Why does CUBLAS use const pointers for parameters?

Question 1

const denotes input arguments as read only both to the caller, and to the compiler (which can have an effect on optimisation)
Because using a pointer, as opposed to a value, allows CUBLAS v2 routines to read from either host or device memory (this is different from the CUBLAS v1 API)
See above. It is now possible for CUBLAS v2 calls to read scalar parameters from GPU memory, meaning that intermediate memory transfers from host to device can be eliminated and the performance of some types of operations improved. CUBLAS_POINTER_MODE_HOST one of the two possible pointer modes which the CUBLAS v2 API can use, the other being CUBLAS_POINTER_MODE_DEVICE. cublasSetPointerMode can be used to control the pointer behaviour of the v2 API, defining where numerical input and return values are in written to host or device memory.
No. It is legal to implicitly cast to const in C, but not legal to cast constness away. C++ provides the const_cast casting mechanism for this.

Question 2

In the example above the const pointers are all input parameters that will not be modified by the function. You don't need to pass actual pointers to const here - the const qualifier just guarantees that the data you provide for input will not be written to.

The non-const C parameter is an output parameter which points to data which will be modified by the function.

I don't know why alpha and beta are passed as pointers - this may just be a legacy of BLAS's FORTRAN origins.

Question 3

As to your 4th question, talonmies is correct, you need to cast to a const. A good example of how to cast to const for cublas< t>gemmBatched is given in the CUDA samples: batchCUBLAS.

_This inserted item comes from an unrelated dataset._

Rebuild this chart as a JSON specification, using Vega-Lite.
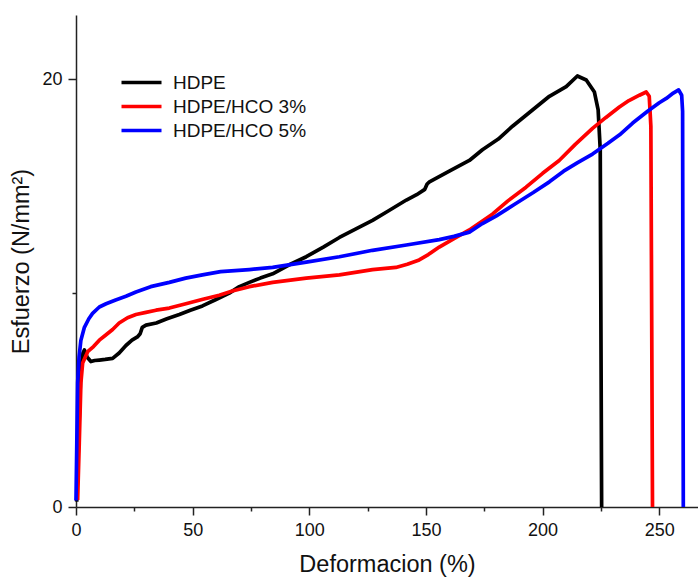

They give this line for example:

 status1 = cublasXgemmBatched(handle, params.transa, params.transb, params.m, params.n,
                                     params.k, &params.alpha, (const T_ELEM **) devPtrA_dev, rowsA,
                                     (const T_ELEM **) devPtrB_dev, rowsB, &params.beta, devPtrC_dev, rowsC, opts.N);

where in the CUDA example, T_ELEM is a float. Notice the 8th input:

(const T_ELEM **) devPtrA_dev

which casts to a const. devPtrA was set in CUDA memory in the usual way, which also can be found in this CUDA sample.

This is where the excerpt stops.